Młoda kobieta, Denise, jest matką czteroletniego chłopca imieniem Kyle. Nie jest to jednak takie normalne dziecko. Pomimo normalnego wyglądu, chłopiec jest znacznie opóźniony w rozwoju. Przede wszystkim ma problemy z mową. Denise jest samotną matką, która chodząc od lekarza do lekarza, poszukuje odpowiedzi na pytanie, dlaczego jej syn nie jest normalny. I co ważniejsze - jak mu pomóc zrozumieć otaczający go świat.
Denise, porzuciła pracę i cały swój czas poświęciła synowi. Codziennie po kilka godzin ćwiczyła z nim i uczyła go wszystkiego po kolei. Jej cierpliwość nie zawsze była wynagradzana, ponieważ Kyle bardzo wolno przyswajał każde nowe słowo, nierzadko wpadając w ataki złości. Po śmierci matki Denise przeprowadziła się wraz z synem do rodzinnego domu w niewielkiej mieścinie Edenton.
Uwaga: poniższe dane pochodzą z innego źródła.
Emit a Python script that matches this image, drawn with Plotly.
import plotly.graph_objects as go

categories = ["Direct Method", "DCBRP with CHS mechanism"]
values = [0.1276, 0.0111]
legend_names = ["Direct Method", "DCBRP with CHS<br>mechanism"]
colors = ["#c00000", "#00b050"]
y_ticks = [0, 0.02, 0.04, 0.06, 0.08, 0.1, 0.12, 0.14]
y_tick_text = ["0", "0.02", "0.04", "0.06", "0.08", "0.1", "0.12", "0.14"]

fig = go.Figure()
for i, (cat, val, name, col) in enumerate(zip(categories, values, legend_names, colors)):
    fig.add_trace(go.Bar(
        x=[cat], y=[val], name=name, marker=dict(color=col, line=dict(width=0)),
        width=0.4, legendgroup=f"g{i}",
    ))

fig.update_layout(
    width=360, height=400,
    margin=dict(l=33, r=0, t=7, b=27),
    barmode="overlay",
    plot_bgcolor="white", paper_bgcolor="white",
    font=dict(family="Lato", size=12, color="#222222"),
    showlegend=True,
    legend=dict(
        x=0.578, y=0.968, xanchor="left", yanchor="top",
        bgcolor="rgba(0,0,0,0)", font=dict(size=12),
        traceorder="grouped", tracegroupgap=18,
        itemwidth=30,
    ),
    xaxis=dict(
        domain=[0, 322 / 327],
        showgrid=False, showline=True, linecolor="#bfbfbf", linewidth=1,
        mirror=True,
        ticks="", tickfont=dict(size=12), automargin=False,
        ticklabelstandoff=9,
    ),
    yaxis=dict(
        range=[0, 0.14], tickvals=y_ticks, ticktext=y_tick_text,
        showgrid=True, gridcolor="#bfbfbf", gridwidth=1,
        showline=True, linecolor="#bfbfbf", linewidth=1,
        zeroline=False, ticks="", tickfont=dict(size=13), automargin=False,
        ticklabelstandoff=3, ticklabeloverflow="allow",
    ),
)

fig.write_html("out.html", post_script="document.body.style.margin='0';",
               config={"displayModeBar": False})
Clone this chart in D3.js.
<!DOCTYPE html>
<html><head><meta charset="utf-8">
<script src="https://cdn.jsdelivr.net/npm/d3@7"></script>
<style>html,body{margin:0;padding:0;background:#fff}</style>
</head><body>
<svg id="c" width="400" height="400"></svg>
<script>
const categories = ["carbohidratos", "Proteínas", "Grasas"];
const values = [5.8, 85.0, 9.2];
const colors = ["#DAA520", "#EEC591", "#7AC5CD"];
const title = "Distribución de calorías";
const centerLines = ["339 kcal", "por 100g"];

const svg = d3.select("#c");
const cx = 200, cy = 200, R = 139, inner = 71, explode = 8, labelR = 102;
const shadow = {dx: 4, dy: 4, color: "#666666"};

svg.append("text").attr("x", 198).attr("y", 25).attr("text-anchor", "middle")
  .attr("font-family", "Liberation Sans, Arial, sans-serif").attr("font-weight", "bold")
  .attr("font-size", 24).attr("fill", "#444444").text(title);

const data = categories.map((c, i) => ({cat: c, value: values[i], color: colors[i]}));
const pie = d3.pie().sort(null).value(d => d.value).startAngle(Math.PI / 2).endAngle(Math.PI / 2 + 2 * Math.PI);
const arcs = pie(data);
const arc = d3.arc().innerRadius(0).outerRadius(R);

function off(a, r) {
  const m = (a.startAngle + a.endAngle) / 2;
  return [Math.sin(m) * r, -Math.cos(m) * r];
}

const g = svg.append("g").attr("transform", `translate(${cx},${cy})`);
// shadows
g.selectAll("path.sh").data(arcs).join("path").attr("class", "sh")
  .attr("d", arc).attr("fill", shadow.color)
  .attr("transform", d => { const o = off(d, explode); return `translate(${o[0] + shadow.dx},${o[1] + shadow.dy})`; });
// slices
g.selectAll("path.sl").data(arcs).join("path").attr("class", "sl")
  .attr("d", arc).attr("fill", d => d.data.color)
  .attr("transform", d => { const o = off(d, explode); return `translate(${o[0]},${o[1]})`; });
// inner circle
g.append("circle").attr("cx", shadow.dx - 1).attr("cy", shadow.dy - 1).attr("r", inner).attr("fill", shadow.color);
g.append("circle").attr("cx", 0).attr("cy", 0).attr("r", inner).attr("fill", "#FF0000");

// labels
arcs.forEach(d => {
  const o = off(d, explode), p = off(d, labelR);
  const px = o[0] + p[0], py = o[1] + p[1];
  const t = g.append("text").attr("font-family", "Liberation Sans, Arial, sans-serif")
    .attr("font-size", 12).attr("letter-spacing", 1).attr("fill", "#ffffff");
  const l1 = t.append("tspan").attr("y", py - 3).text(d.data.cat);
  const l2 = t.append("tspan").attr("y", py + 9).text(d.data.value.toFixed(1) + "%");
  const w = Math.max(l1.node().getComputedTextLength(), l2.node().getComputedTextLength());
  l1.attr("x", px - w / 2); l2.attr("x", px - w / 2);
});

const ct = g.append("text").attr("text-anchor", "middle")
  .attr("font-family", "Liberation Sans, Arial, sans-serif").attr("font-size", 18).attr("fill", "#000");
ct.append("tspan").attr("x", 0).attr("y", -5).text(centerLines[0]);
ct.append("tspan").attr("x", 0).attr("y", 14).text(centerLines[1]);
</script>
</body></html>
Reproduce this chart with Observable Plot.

Pewnego wieczoru, podczas burzy, jadąc z synem samochodem i chcąc uniknąć zderzenia z łanią, wpadła w poślizg. Na ratunek przyszedł jej Taylor, który był strażakiem i oznaczał zerwane przez wichurę linie elektryczne. Taylor jednak krył w sobie mroczną tajemnicę, którą znała tylko jedna osoba.
I tak zaczyna się ta historia miłosna, w której na każdym kroku ukazane są rozterki matki niepełnosprawnego dziecka. Jednak jak już wspomniałam "Na ratunek" jest zupełnie inna, niż te książki Sparksa, które jak dotąd czytałam. Początkowo akcja jest bardzo wciągająca, a mniej więcej w połowie książki nie dzieje się nic. Wtedy właśnie miałam kryzys i chciałam ją odłożyć, ale przemogłam się i końcówka wycisnęła ze mnie wiele łez.
Historia wzruszająca, jednak trochę zbyt rozwleczona. Mimo to, polecam, nie zrażajcie się chwilowym wyhamowaniem akcji.